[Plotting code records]
* Start *

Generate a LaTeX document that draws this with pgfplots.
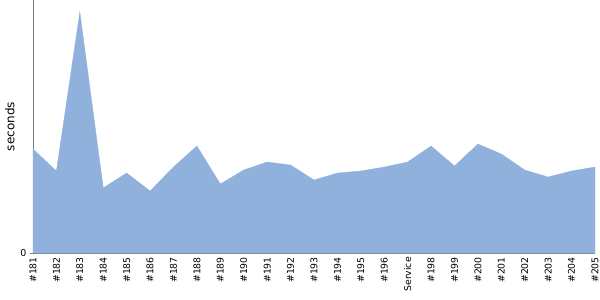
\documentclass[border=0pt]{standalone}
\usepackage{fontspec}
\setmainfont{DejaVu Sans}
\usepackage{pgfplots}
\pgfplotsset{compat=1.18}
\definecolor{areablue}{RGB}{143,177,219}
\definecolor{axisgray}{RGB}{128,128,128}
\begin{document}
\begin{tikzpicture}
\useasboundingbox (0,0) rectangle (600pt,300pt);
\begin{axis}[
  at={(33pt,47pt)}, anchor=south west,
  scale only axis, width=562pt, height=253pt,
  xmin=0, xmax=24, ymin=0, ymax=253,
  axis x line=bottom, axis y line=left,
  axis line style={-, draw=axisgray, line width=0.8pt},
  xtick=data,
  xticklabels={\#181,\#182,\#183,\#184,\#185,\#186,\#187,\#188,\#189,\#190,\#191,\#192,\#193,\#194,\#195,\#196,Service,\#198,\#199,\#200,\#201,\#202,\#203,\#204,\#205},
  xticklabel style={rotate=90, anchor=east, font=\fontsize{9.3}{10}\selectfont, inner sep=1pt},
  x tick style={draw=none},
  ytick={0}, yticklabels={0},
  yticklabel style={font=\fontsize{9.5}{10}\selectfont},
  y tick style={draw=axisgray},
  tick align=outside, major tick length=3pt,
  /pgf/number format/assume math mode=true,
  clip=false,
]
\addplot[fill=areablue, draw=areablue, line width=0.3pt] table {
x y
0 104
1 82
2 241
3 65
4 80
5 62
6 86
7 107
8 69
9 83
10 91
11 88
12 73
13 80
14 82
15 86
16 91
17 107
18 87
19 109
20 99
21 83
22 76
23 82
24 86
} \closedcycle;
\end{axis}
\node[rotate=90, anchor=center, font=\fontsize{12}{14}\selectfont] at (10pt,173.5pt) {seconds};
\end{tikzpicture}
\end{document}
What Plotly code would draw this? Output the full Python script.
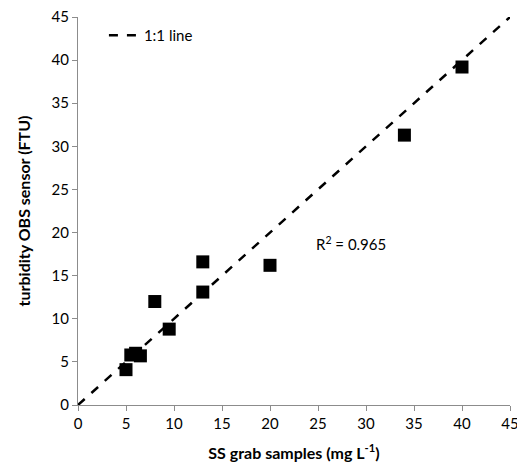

* End *

Exercise directions
Go through the data above and transcribe it in full, omitting any image.

Correct answer
Generate a LaTeX document that draws this with pgfplots.
\documentclass[border=0pt]{standalone}
\usepackage{fontspec}
\setmainfont{DejaVu Sans}
\usepackage{pgfplots}
\pgfplotsset{compat=1.18}
\definecolor{areablue}{RGB}{143,177,219}
\definecolor{axisgray}{RGB}{128,128,128}
\begin{document}
\begin{tikzpicture}
\useasboundingbox (0,0) rectangle (600pt,300pt);
\begin{axis}[
  at={(33pt,47pt)}, anchor=south west,
  scale only axis, width=562pt, height=253pt,
  xmin=0, xmax=24, ymin=0, ymax=253,
  axis x line=bottom, axis y line=left,
  axis line style={-, draw=axisgray, line width=0.8pt},
  xtick=data,
  xticklabels={\#181,\#182,\#183,\#184,\#185,\#186,\#187,\#188,\#189,\#190,\#191,\#192,\#193,\#194,\#195,\#196,Service,\#198,\#199,\#200,\#201,\#202,\#203,\#204,\#205},
  xticklabel style={rotate=90, anchor=east, font=\fontsize{9.3}{10}\selectfont, inner sep=1pt},
  x tick style={draw=none},
  ytick={0}, yticklabels={0},
  yticklabel style={font=\fontsize{9.5}{10}\selectfont},
  y tick style={draw=axisgray},
  tick align=outside, major tick length=3pt,
  /pgf/number format/assume math mode=true,
  clip=false,
]
\addplot[fill=areablue, draw=areablue, line width=0.3pt] table {
x y
0 104
1 82
2 241
3 65
4 80
5 62
6 86
7 107
8 69
9 83
10 91
11 88
12 73
13 80
14 82
15 86
16 91
17 107
18 87
19 109
20 99
21 83
22 76
23 82
24 86
} \closedcycle;
\end{axis}
\node[rotate=90, anchor=center, font=\fontsize{12}{14}\selectfont] at (10pt,173.5pt) {seconds};
\end{tikzpicture}
\end{document}
What Plotly code would draw this? Output the full Python script.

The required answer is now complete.